[START EXERCISE MATERIALS]

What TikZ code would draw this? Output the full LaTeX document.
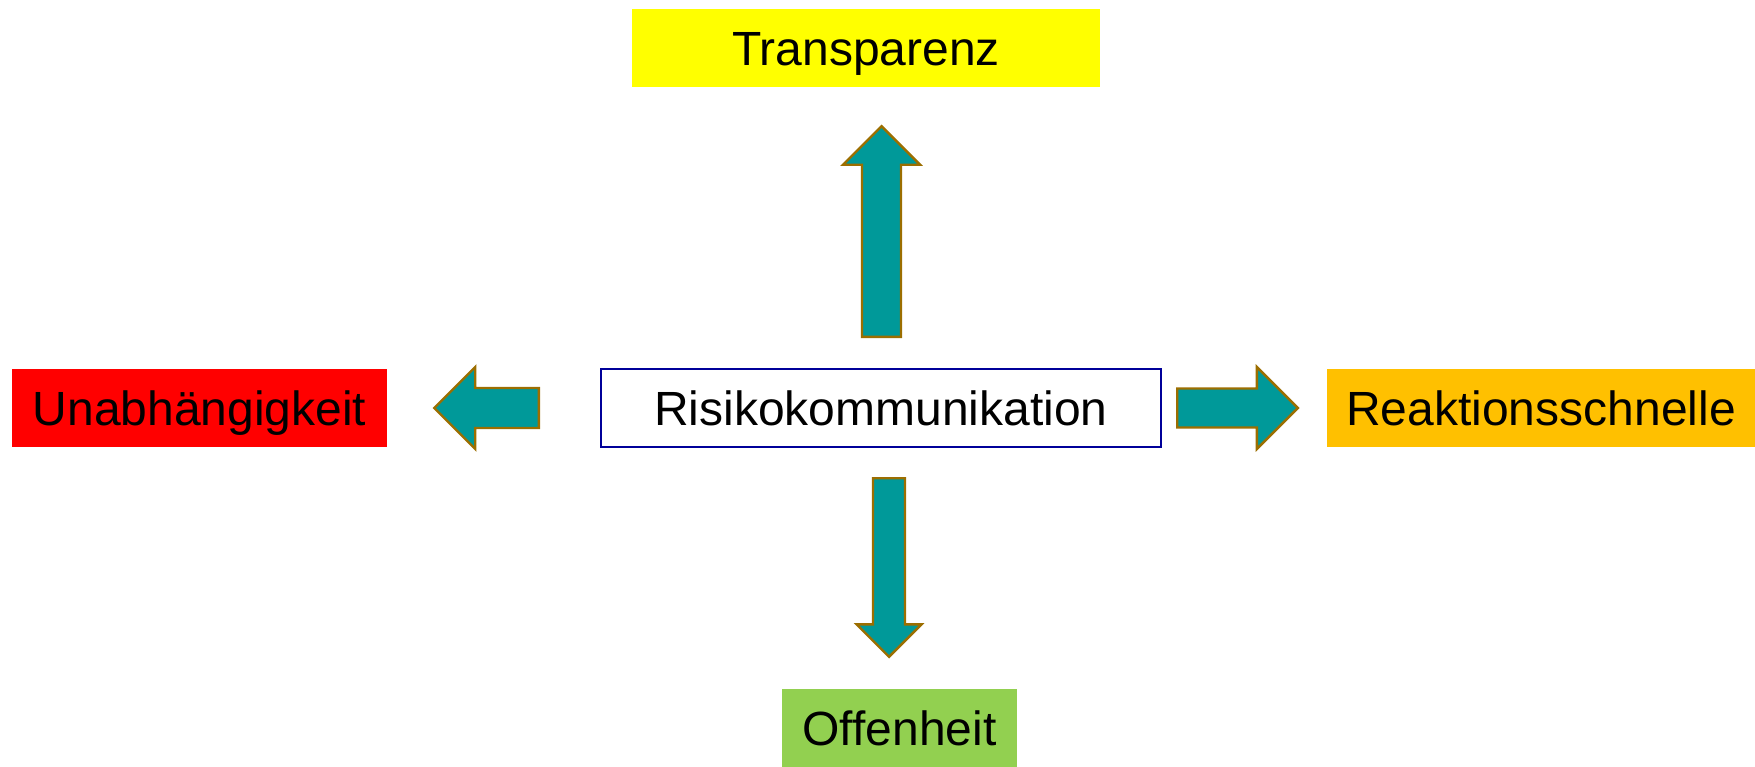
\documentclass[tikz,border=0pt]{standalone}
\usepackage{fontspec}
\setmainfont{Liberation Sans}
\usetikzlibrary{shapes.arrows}
\definecolor{pfeilTeal}{HTML}{009999}
\definecolor{pfeilRand}{HTML}{9C6E00}
\definecolor{rahmenBlau}{HTML}{000099}
\definecolor{feldGelb}{HTML}{FFFF00}
\definecolor{feldRot}{HTML}{FF0000}
\definecolor{feldOrange}{HTML}{FFC000}
\definecolor{feldGruen}{HTML}{92D050}
\newcommand{\feldHoehe}{39pt}
\newcommand{\feldSchrift}{\fontsize{24}{28}\selectfont}

\begin{document}
\begin{tikzpicture}[x=0.5pt, y=-0.5pt,
		feld/.style={rectangle, inner sep=0pt, minimum height=\feldHoehe, text height=17.2pt, text depth=0pt, font=\feldSchrift},
		pfeil/.style={single arrow, draw=pfeilRand, fill=pfeilTeal, line width=1.2pt, inner xsep=0pt, minimum width=0pt, anchor=tail}]
		\useasboundingbox (0,0) rectangle (1755,766);
		% Mitte
		\node[feld, draw=rahmenBlau, line width=1pt, fill=white, minimum width=280pt] (risiko) at (881,408) {Risikokommunikation};
		% die vier Ziele
		\node[feld, fill=feldGelb, minimum width=234pt] (transparenz) at (866,48) {Transparenz};
		\node[feld, fill=feldRot, minimum width=187.5pt] (unabhaengig) at (199.5,408) {Unabhängigkeit};
		\node[feld, fill=feldOrange, minimum width=214pt] (reaktion) at (1541,408) {Reaktionsschnelle};
		\node[feld, fill=feldGruen, minimum width=117.5pt] (offenheit) at (899.5,728) {Offenheit};
		% Pfeile
		\node[pfeil, rotate=90, inner ysep=9.15pt, single arrow head extend=9.5pt, minimum height=105.3pt] (pfeilOben) at (881.5,338) {};
		\node[pfeil, rotate=-90, inner ysep=7.4pt, single arrow head extend=8.25pt, minimum height=89.3pt] (pfeilUnten) at (889,477) {};
		\node[pfeil, rotate=180, inner ysep=9.4pt, single arrow head extend=10.5pt, minimum height=52.3pt] (pfeilLinks) at (540,408) {};
		\node[pfeil, inner ysep=9.15pt, single arrow head extend=10.75pt, minimum height=60.3pt] (pfeilRechts) at (1176,408) {};
	\end{tikzpicture}
\end{document}
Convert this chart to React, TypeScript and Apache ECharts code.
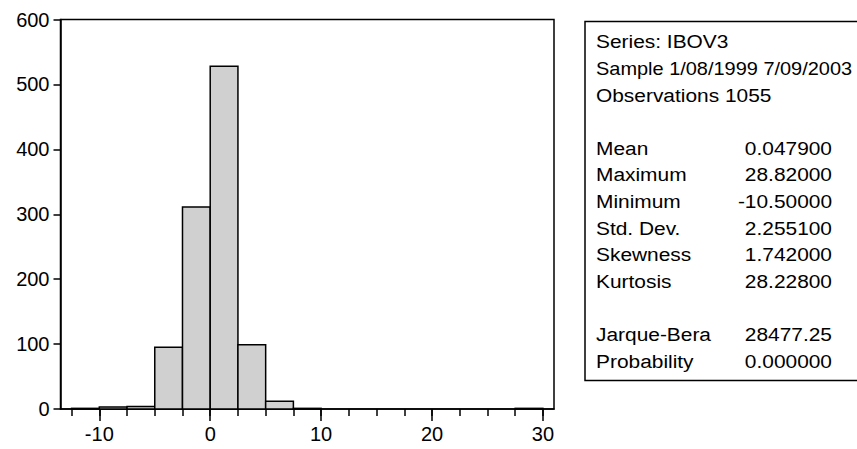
import React, { useEffect, useRef } from "react";
import * as echarts from "echarts";

// Histogram bins (left edges) and frequencies
const binStarts = [-12.5, -10, -7.5, -5, -2.5, 0, 2.5, 5, 7.5, 10, 12.5, 15, 17.5, 20, 22.5, 25, 27.5];
const binWidth = 2.5;
const counts = [1, 3, 4, 95, 311, 528, 99, 12, 1, 0, 0, 0, 0, 0, 0, 0, 1];

// Axis ticks
const yTicks = [0, 100, 200, 300, 400, 500, 600];
const xMinorTicks = [-12.5, -10, -7.5, -5, -2.5, 0, 2.5, 5, 7.5, 10, 12.5, 15, 17.5, 20, 22.5, 25, 27.5, 30];
const xMajorTicks = [-10, 0, 10, 20, 30];

// Descriptive statistics panel
const headerLines = ["Series: IBOV3", "Sample 1/08/1999 7/09/2003", "Observations 1055"];
const statNames = ["Mean", "Maximum", "Minimum", "Std. Dev.", "Skewness", "Kurtosis"];
const statValues = ["0.047900", "28.82000", "-10.50000", "2.255100", "1.742000", "28.22800"];
const testNames = ["Jarque-Bera", "Probability"];
const testValues = ["28477.25", "0.000000"];

const FONT = "'Liberation Sans', Arial, Helvetica, sans-serif";
const AXIS_FS = 20;
const PANEL_FS = 19;
const LINE_W = 1.5;

export default function App() {
  const ref = useRef<HTMLDivElement>(null);

  useEffect(() => {
    if (!ref.current) return;
    const chart = echarts.init(ref.current, undefined, { renderer: "svg" });

    const bins = binStarts.map((s, i) => [s, s + binWidth, counts[i]]);

    // statistics panel text lines
    const lineH = 26.6;
    const y0 = 41.7;
    const textX = 596;
    const valueX = 832;
    const texts: any[] = [];
    const mkText = (x: number, y: number, text: string, align: string, sx: number) => ({
      type: "text",
      x,
      y,
      scaleX: sx,
      style: {
        text,
        fill: "#000",
        font: `${PANEL_FS}px ${FONT}`,
        textVerticalAlign: "middle",
        textAlign: align,
      },
    });
    const addLine = (row: number, left: string, right?: string, sx = 1.1) => {
      texts.push(mkText(textX, y0 + row * lineH, left, "left", sx));
      if (right !== undefined) texts.push(mkText(valueX, y0 + row * lineH, right, "right", sx));
    };
    // the long sample line is set a little narrower so it stays inside the page
    headerLines.forEach((t, i) => addLine(i, t, undefined, i === 1 ? 1.05 : 1.1));
    statNames.forEach((t, i) => addLine(4 + i, t, statValues[i]));
    testNames.forEach((t, i) => addLine(11 + i, t, testValues[i]));

    chart.setOption({
      animation: false,
      textStyle: { fontFamily: FONT },
      grid: {
        left: 60.5,
        top: 19.5,
        right: 303,
        bottom: 40,
        show: true,
        borderColor: "#000",
        borderWidth: LINE_W,
        backgroundColor: "transparent",
      },
      xAxis: [
        {
          type: "value",
          min: -13.5,
          max: 31,
          position: "bottom",
          axisLine: { show: true, onZero: false, lineStyle: { color: "#000", width: LINE_W } },
          axisTick: { show: true, length: 7, customValues: xMinorTicks, lineStyle: { color: "#000", width: LINE_W } },
          axisLabel: { show: false },
          splitLine: { show: false },
        },
        {
          type: "value",
          min: -13.5,
          max: 31,
          position: "bottom",
          axisLine: { show: false, onZero: false },
          axisTick: { show: true, length: 12, customValues: xMajorTicks, lineStyle: { color: "#000", width: LINE_W } },
          axisLabel: {
            show: true,
            customValues: xMajorTicks,
            margin: 15,
            color: "#000",
            fontSize: AXIS_FS,
            fontFamily: FONT,
          },
          splitLine: { show: false },
        },
      ],
      yAxis: {
        type: "value",
        min: yTicks[0],
        max: yTicks[yTicks.length - 1],
        interval: 100,
        axisLine: { show: true, onZero: false, lineStyle: { color: "#000", width: LINE_W } },
        axisTick: { show: true, length: 7, lineStyle: { color: "#000", width: LINE_W } },
        axisLabel: { color: "#000", fontSize: AXIS_FS, fontFamily: FONT, margin: 11 },
        splitLine: { show: false },
      },
      series: [
        {
          type: "custom",
          xAxisIndex: 0,
          yAxisIndex: 0,
          data: bins,
          encode: { x: [0, 1], y: 2 },
          renderItem: (params: any, api: any) => {
            const c = api.value(2);
            if (!c) return null;
            const p0 = api.coord([api.value(0), c]);
            const p1 = api.coord([api.value(1), 0]);
            return {
              type: "rect",
              shape: { x: p0[0], y: p0[1], width: p1[0] - p0[0], height: p1[1] - p0[1] },
              style: { fill: "#d0d0d0", stroke: "#000", lineWidth: LINE_W },
            };
          },
        },
      ],
      graphic: [
        {
          type: "rect",
          shape: { x: 585, y: 21.5, width: 320, height: 359 },
          style: { fill: "none", stroke: "#000", lineWidth: LINE_W },
        },
        ...texts,
      ],
    });

    return () => chart.dispose();
  }, []);

  return (
    <div
      ref={ref}
      style={{ position: "fixed", left: 0, top: 0, width: 857, height: 449, background: "#fff" }}
    />
  );
}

[END EXERCISE MATERIALS]

SET PROBLEM:
Retype the listing exactly. Pictures do not belong in the copy.

WRITTEN RESPONSE:
What TikZ code would draw this? Output the full LaTeX document.
\documentclass[tikz,border=0pt]{standalone}
\usepackage{fontspec}
\setmainfont{Liberation Sans}
\usetikzlibrary{shapes.arrows}
\definecolor{pfeilTeal}{HTML}{009999}
\definecolor{pfeilRand}{HTML}{9C6E00}
\definecolor{rahmenBlau}{HTML}{000099}
\definecolor{feldGelb}{HTML}{FFFF00}
\definecolor{feldRot}{HTML}{FF0000}
\definecolor{feldOrange}{HTML}{FFC000}
\definecolor{feldGruen}{HTML}{92D050}
\newcommand{\feldHoehe}{39pt}
\newcommand{\feldSchrift}{\fontsize{24}{28}\selectfont}

\begin{document}
\begin{tikzpicture}[x=0.5pt, y=-0.5pt,
		feld/.style={rectangle, inner sep=0pt, minimum height=\feldHoehe, text height=17.2pt, text depth=0pt, font=\feldSchrift},
		pfeil/.style={single arrow, draw=pfeilRand, fill=pfeilTeal, line width=1.2pt, inner xsep=0pt, minimum width=0pt, anchor=tail}]
		\useasboundingbox (0,0) rectangle (1755,766);
		% Mitte
		\node[feld, draw=rahmenBlau, line width=1pt, fill=white, minimum width=280pt] (risiko) at (881,408) {Risikokommunikation};
		% die vier Ziele
		\node[feld, fill=feldGelb, minimum width=234pt] (transparenz) at (866,48) {Transparenz};
		\node[feld, fill=feldRot, minimum width=187.5pt] (unabhaengig) at (199.5,408) {Unabhängigkeit};
		\node[feld, fill=feldOrange, minimum width=214pt] (reaktion) at (1541,408) {Reaktionsschnelle};
		\node[feld, fill=feldGruen, minimum width=117.5pt] (offenheit) at (899.5,728) {Offenheit};
		% Pfeile
		\node[pfeil, rotate=90, inner ysep=9.15pt, single arrow head extend=9.5pt, minimum height=105.3pt] (pfeilOben) at (881.5,338) {};
		\node[pfeil, rotate=-90, inner ysep=7.4pt, single arrow head extend=8.25pt, minimum height=89.3pt] (pfeilUnten) at (889,477) {};
		\node[pfeil, rotate=180, inner ysep=9.4pt, single arrow head extend=10.5pt, minimum height=52.3pt] (pfeilLinks) at (540,408) {};
		\node[pfeil, inner ysep=9.15pt, single arrow head extend=10.75pt, minimum height=60.3pt] (pfeilRechts) at (1176,408) {};
	\end{tikzpicture}
\end{document}
Convert this chart to React, TypeScript and Apache ECharts code.
import React, { useEffect, useRef } from "react";
import * as echarts from "echarts";

// Histogram bins (left edges) and frequencies
const binStarts = [-12.5, -10, -7.5, -5, -2.5, 0, 2.5, 5, 7.5, 10, 12.5, 15, 17.5, 20, 22.5, 25, 27.5];
const binWidth = 2.5;
const counts = [1, 3, 4, 95, 311, 528, 99, 12, 1, 0, 0, 0, 0, 0, 0, 0, 1];

// Axis ticks
const yTicks = [0, 100, 200, 300, 400, 500, 600];
const xMinorTicks = [-12.5, -10, -7.5, -5, -2.5, 0, 2.5, 5, 7.5, 10, 12.5, 15, 17.5, 20, 22.5, 25, 27.5, 30];
const xMajorTicks = [-10, 0, 10, 20, 30];

// Descriptive statistics panel
const headerLines = ["Series: IBOV3", "Sample 1/08/1999 7/09/2003", "Observations 1055"];
const statNames = ["Mean", "Maximum", "Minimum", "Std. Dev.", "Skewness", "Kurtosis"];
const statValues = ["0.047900", "28.82000", "-10.50000", "2.255100", "1.742000", "28.22800"];
const testNames = ["Jarque-Bera", "Probability"];
const testValues = ["28477.25", "0.000000"];

const FONT = "'Liberation Sans', Arial, Helvetica, sans-serif";
const AXIS_FS = 20;
const PANEL_FS = 19;
const LINE_W = 1.5;

export default function App() {
  const ref = useRef<HTMLDivElement>(null);

  useEffect(() => {
    if (!ref.current) return;
    const chart = echarts.init(ref.current, undefined, { renderer: "svg" });

    const bins = binStarts.map((s, i) => [s, s + binWidth, counts[i]]);

    // statistics panel text lines
    const lineH = 26.6;
    const y0 = 41.7;
    const textX = 596;
    const valueX = 832;
    const texts: any[] = [];
    const mkText = (x: number, y: number, text: string, align: string, sx: number) => ({
      type: "text",
      x,
      y,
      scaleX: sx,
      style: {
        text,
        fill: "#000",
        font: `${PANEL_FS}px ${FONT}`,
        textVerticalAlign: "middle",
        textAlign: align,
      },
    });
    const addLine = (row: number, left: string, right?: string, sx = 1.1) => {
      texts.push(mkText(textX, y0 + row * lineH, left, "left", sx));
      if (right !== undefined) texts.push(mkText(valueX, y0 + row * lineH, right, "right", sx));
    };
    // the long sample line is set a little narrower so it stays inside the page
    headerLines.forEach((t, i) => addLine(i, t, undefined, i === 1 ? 1.05 : 1.1));
    statNames.forEach((t, i) => addLine(4 + i, t, statValues[i]));
    testNames.forEach((t, i) => addLine(11 + i, t, testValues[i]));

    chart.setOption({
      animation: false,
      textStyle: { fontFamily: FONT },
      grid: {
        left: 60.5,
        top: 19.5,
        right: 303,
        bottom: 40,
        show: true,
        borderColor: "#000",
        borderWidth: LINE_W,
        backgroundColor: "transparent",
      },
      xAxis: [
        {
          type: "value",
          min: -13.5,
          max: 31,
          position: "bottom",
          axisLine: { show: true, onZero: false, lineStyle: { color: "#000", width: LINE_W } },
          axisTick: { show: true, length: 7, customValues: xMinorTicks, lineStyle: { color: "#000", width: LINE_W } },
          axisLabel: { show: false },
          splitLine: { show: false },
        },
        {
          type: "value",
          min: -13.5,
          max: 31,
          position: "bottom",
          axisLine: { show: false, onZero: false },
          axisTick: { show: true, length: 12, customValues: xMajorTicks, lineStyle: { color: "#000", width: LINE_W } },
          axisLabel: {
            show: true,
            customValues: xMajorTicks,
            margin: 15,
            color: "#000",
            fontSize: AXIS_FS,
            fontFamily: FONT,
          },
          splitLine: { show: false },
        },
      ],
      yAxis: {
        type: "value",
        min: yTicks[0],
        max: yTicks[yTicks.length - 1],
        interval: 100,
        axisLine: { show: true, onZero: false, lineStyle: { color: "#000", width: LINE_W } },
        axisTick: { show: true, length: 7, lineStyle: { color: "#000", width: LINE_W } },
        axisLabel: { color: "#000", fontSize: AXIS_FS, fontFamily: FONT, margin: 11 },
        splitLine: { show: false },
      },
      series: [
        {
          type: "custom",
          xAxisIndex: 0,
          yAxisIndex: 0,
          data: bins,
          encode: { x: [0, 1], y: 2 },
          renderItem: (params: any, api: any) => {
            const c = api.value(2);
            if (!c) return null;
            const p0 = api.coord([api.value(0), c]);
            const p1 = api.coord([api.value(1), 0]);
            return {
              type: "rect",
              shape: { x: p0[0], y: p0[1], width: p1[0] - p0[0], height: p1[1] - p0[1] },
              style: { fill: "#d0d0d0", stroke: "#000", lineWidth: LINE_W },
            };
          },
        },
      ],
      graphic: [
        {
          type: "rect",
          shape: { x: 585, y: 21.5, width: 320, height: 359 },
          style: { fill: "none", stroke: "#000", lineWidth: LINE_W },
        },
        ...texts,
      ],
    });

    return () => chart.dispose();
  }, []);

  return (
    <div
      ref={ref}
      style={{ position: "fixed", left: 0, top: 0, width: 857, height: 449, background: "#fff" }}
    />
  );
}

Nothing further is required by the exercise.